Turning to arts and mental health, the high point of my visit had to be a trip to the Wellness Centre (perhaps a pun as Lapinlahden Lähde, is named after a well in the grounds). In the 1840s the Russian Czar who ruled Finland commissioned what would have been called a mental asylum here. (This was part of a wave of such buildings across Europe at the time.) It was a spectacular and beautiful building in a gorgeous park next to the sea. It continued to operate until 2008 and a campaign by local NGOs meant that a few years ago it reopened as a centre for arts and mental health with eight staff. It runs a series of weekly workshops from visual arts to board games, a popular community café and a packed programme of 200 events per year, with a strong emphasis on the healing qualities of nature and the environment as well as on arts and culture.
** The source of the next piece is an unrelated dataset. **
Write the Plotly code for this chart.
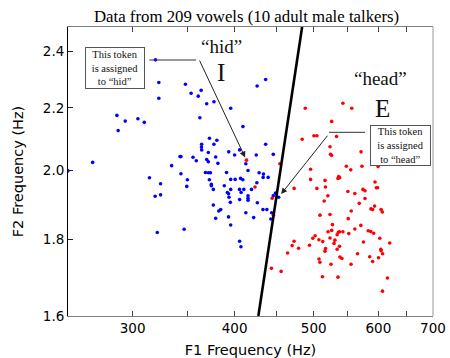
import plotly.graph_objects as go

# F1 (Hz) and F2 (kHz) of vowel tokens
hid_f1 = [320, 323, 323, 287, 293.8, 304.5, 310, 288, 348.2, 353.8, 364, 361, 369.7, 377.4,
          395.6, 362.7, 426.2, 436.6, 409.5, 268, 250, 372.6, 380.5, 364.5, 377.3, 364.3,
          364.5, 371.4, 393.4, 400, 405.7, 342.9, 343.8, 355.7, 359, 369.7, 379.2, 371.4,
          381.6, 334.9, 425.2, 412.9, 415.4, 428.6, 391, 368.4, 371.5, 373.6, 343.8, 350.1,
          314.6, 395.6, 406.8, 436.6, 446.1, 433.9, 433.5, 439.7, 400.6, 409.4, 372.5, 374.6,
          374.6, 376.7, 388.5, 391.9, 393.2, 395.6, 405.5, 410.5, 407.4, 425.9, 419.5, 415.4,
          415.4, 415.4, 405.7, 393.7, 395.2, 426.5, 324.6, 319.7, 324.6, 321.6, 349.5, 346.9,
          376.7, 384.6, 382.5, 412.9, 422.1, 393.2, 379.2, 395.6, 405.7, 407.2, 446.1, 448.9,
          452.9, 433.3, 438.1, 444, 443]
hid_f2 = [2.368, 2.287, 2.233, 2.175, 2.156, 2.164, 2.152, 2.125, 2.281, 2.250, 2.260, 2.240,
          2.214, 2.221, 2.199, 2.167, 2.275, 2.298, 2.138, 2.024, 1.998, 2.100, 2.094, 2.081,
          2.081, 2.072, 2.063, 2.055, 2.057, 2.047, 2.063, 2.042, 2.042, 2.040, 2.029, 2.033,
          2.041, 2.026, 2.021, 2.014, 2.047, 2.020, 1.999, 1.992, 1.993, 1.993, 1.992, 1.992,
          1.989, 1.971, 1.977, 1.972, 1.975, 2.081, 2.049, 1.988, 1.978, 1.978, 1.972, 1.971,
          1.971, 1.957, 1.953, 1.942, 1.953, 1.933, 1.929, 1.942, 1.942, 1.942, 1.933, 1.962,
          1.942, 1.923, 1.916, 1.910, 1.912, 1.919, 1.904, 1.903, 1.959, 1.922, 1.926, 1.818,
          1.951, 1.827, 1.896, 1.883, 1.879, 1.874, 1.860, 1.862, 1.858, 1.839, 1.794, 1.779,
          1.923, 1.931, 1.919, 1.883, 1.883, 1.874, 1.856]

head_f1 = [413.6, 423.7, 454.4, 444.7, 446.3, 488.2, 542.9, 556.7, 526, 500.3, 504.5, 484,
           533.2, 523.5, 524.3, 525.8, 571.4, 495.6, 548.2, 555.1, 572.9, 599.5, 536.5, 535.4,
           538, 516.2, 495.6, 594.4, 596.6, 598.7, 516.8, 504.5, 473.1, 574.5, 577.8, 561.5,
           550.5, 520.4, 515, 568.5, 577.8, 593.7, 587.6, 590.5, 604.6, 606.8, 555.8, 523.5,
           508.9, 551.1, 527.1, 571.1, 583.1, 587.2, 592.1, 561.5, 520.6, 526, 536, 537.7,
           542.9, 534.2, 552, 512.9, 502, 498.7, 507.4, 523.5, 530.8, 529.5, 575.3, 602.4,
           619.5, 537.7, 534.2, 517, 516.1, 494.1, 473.1, 470.5, 479.1, 464.5, 507.5, 508.8,
           524.9, 538.3, 541.4, 555.5, 565.8, 585.6, 590.4, 600.3, 604.2, 604.7, 607.2, 512.5,
           535.4, 615.6, 607, 443.8, 456.1]
head_f2 = [2.031, 1.949, 2.020, 1.916, 1.867, 2.199, 2.216, 2.199, 2.155, 2.108, 2.108, 2.097,
           2.106, 2.073, 2.049, 2.046, 2.057, 2.003, 2.012, 2.001, 2.012, 2.011, 1.981, 1.975,
           1.977, 1.969, 1.972, 1.964, 1.947, 1.947, 1.949, 1.945, 1.945, 1.942, 1.938, 1.930,
           1.936, 1.923, 1.908, 1.901, 1.915, 1.893, 1.885, 1.883, 1.883, 1.876, 1.879, 1.869,
           1.867, 1.857, 1.840, 1.838, 1.823, 1.821, 1.816, 1.828, 1.820, 1.824, 1.819, 1.820,
           1.820, 1.812, 1.815, 1.793, 1.809, 1.802, 1.798, 1.803, 1.797, 1.788, 1.792, 1.802,
           1.789, 1.780, 1.772, 1.774, 1.767, 1.783, 1.794, 1.782, 1.775, 1.762, 1.746, 1.737,
           1.732, 1.751, 1.747, 1.732, 1.760, 1.752, 1.739, 1.749, 1.772, 1.768, 1.760, 1.699,
           1.698, 1.696, 1.662, 1.721, 1.713]

# decision boundary end points
boundary_f1 = [427.7, 483.9]
boundary_f2 = [1.6, 2.49]

x_ticks = [300, 350, 400, 450, 500, 550, 600, 650, 700]
x_ticktext = ["300", "", "400", "", "500", "", "600", "", "700"]
y_ticks = [1.6, 1.8, 2.0, 2.2, 2.4]
y_ticktext = ["1.6", "1.8", "2.0", "2.2", "2.4"]

fig = go.Figure()
fig.add_trace(go.Scatter(x=hid_f1, y=hid_f2, mode="markers",
                         marker=dict(color="#0000ff", size=3.6)))
fig.add_trace(go.Scatter(x=head_f1, y=head_f2, mode="markers",
                         marker=dict(color="#ff0000", size=3.6)))
fig.add_trace(go.Scatter(x=boundary_f1, y=boundary_f2, mode="lines",
                         line=dict(color="black", width=2.6)))

serif = "Liberation Serif, Times New Roman, serif"
sans = "DejaVu Sans, sans-serif"

fig.update_layout(
    width=450, height=358,
    margin=dict(l=68, r=17, t=27, b=42),
    paper_bgcolor="white", plot_bgcolor="white",
    showlegend=False,
    title=dict(text="Data from 209 vowels (10 adult male talkers)",
               font=dict(family=serif, size=16.8, color="#000"),
               x=0.548, xanchor="center", y=0.955, yanchor="middle"),
    xaxis=dict(type="log", range=[2.39794, 2.845098], tickvals=x_ticks, ticktext=x_ticktext,
               ticks="inside", ticklen=5, tickcolor="#444", showline=True, linecolor="#808080",
               mirror="ticks", showgrid=False, zeroline=False, automargin=False,
               tickfont=dict(family=sans, size=13.5, color="#000"),
               title=dict(text="F1 Frequency (Hz)", font=dict(family=sans, size=14.5, color="#000"))),
    yaxis=dict(type="log", range=[0.20412, 0.396199], tickvals=y_ticks, ticktext=y_ticktext,
               ticks="inside", ticklen=5, tickcolor="#222", showline=True, linecolor="black",
               showgrid=False, zeroline=False, automargin=False,
               tickfont=dict(family=sans, size=13.5, color="#000"),
               title=dict(text="F2 Frequency (Hz)", font=dict(family=sans, size=14.5, color="#000"))),
)

# right frame edge
fig.add_shape(type="line", xref="paper", yref="paper", x0=1, x1=1, y0=0, y1=1,
              line=dict(color="#999", width=1))
# horizontal leader segments
fig.add_shape(type="line", xref="paper", yref="paper", x0=0.2227, x1=0.3507, y0=0.8858, y1=0.8858,
              line=dict(color="#333", width=1))
fig.add_shape(type="line", xref="paper", yref="paper", x0=0.7151, x1=0.8137, y0=0.6356, y1=0.6356,
              line=dict(color="#333", width=1))

# arrows
fig.add_annotation(x=2.6165, y=0.30771, xref="x", yref="y", text="", showarrow=True,
                   arrowhead=2, arrowsize=1.2, arrowwidth=1, arrowcolor="#222",
                   ax=-47.5, ay=-101, axref="pixel", ayref="pixel", standoff=3)
fig.add_annotation(x=2.65601, y=0.28307, xref="x", yref="y", text="", showarrow=True,
                   arrowhead=2, arrowsize=1.2, arrowwidth=1, arrowcolor="#222",
                   ax=50, ay=-63, axref="pixel", ayref="pixel", standoff=4)

# callout boxes
fig.add_annotation(xref="paper", yref="paper", x=0.1288, y=0.858, showarrow=False,
                   xanchor="center", yanchor="middle",
                   text="This token<br>is assigned<br>to “hid”",
                   font=dict(family=serif, size=10.5, color="#111"),
                   width=54, height=36, borderpad=2, bordercolor="#555", borderwidth=1,
                   bgcolor="white", align="center")
fig.add_annotation(xref="paper", yref="paper", x=0.9096, y=0.5907, showarrow=False,
                   xanchor="center", yanchor="middle",
                   text="This token<br>is assigned<br>to “head”",
                   font=dict(family=serif, size=10.5, color="#111"),
                   width=55, height=35, borderpad=2, bordercolor="#555", borderwidth=1,
                   bgcolor="white", align="center")

# vowel labels
for txt, x, y, sz in [("“hid”", 0.4203, 0.9318, 19), ("I", 0.4192, 0.843, 25),
                      ("“head”", 0.8548, 0.8225, 19), ("E", 0.8622, 0.7187, 25)]:
    fig.add_annotation(xref="paper", yref="paper", x=x, y=y, text=txt, showarrow=False,
                       font=dict(family=serif, size=sz, color="#111"),
                       xanchor="center", yanchor="middle")

fig.write_html("out.html", config={"displayModeBar": False},
               post_script="document.body.style.margin='0';")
There is much else happening in Finland on arts and mental health though. One of the three major associations and national service providers for mental health, MIELI, has initiated a Mental Health and the Arts Week each May (borrowed from the Scottish Mental Health Arts and Film Festival). It involves round half of MIELI’s 56 local branches in some way.  I visited the stylish arts and health centre, Taiteen Sulattamo (perhaps translated as The Art Forge), in a converted grain store and heard about a number of projects there including a theatre group for people with experience of mental health issues and its annual public performance. Kukunori, a think and do tank for mental health has set up eight pilot Culture Houses using the arts as the central means for recovery for young people up to the age of 35 with a strong emphasis on peer support.

As I flew home several things struck me. Firstly the decency of Finnish society as expressed through their laws and social provision. For instance I had not seen a single homeless person despite going to some areas I was told were poorer. Interlinked to this, that work on socially progressive arts is much more a partnership in Finland between arts organisations and central and local government than it is in the UK, not least because of how much better funded local government there is. This is underlined by legislation in the Municipal Cultural Activities Act of 2019.

And how lucky I am in my two ‘fixers’ for my trips: the hugely talented Raisa Karttunen based at Kaapelitehdas. and Jenni Räsänen who leads on culture in health and social affairs for the City of Helsinki.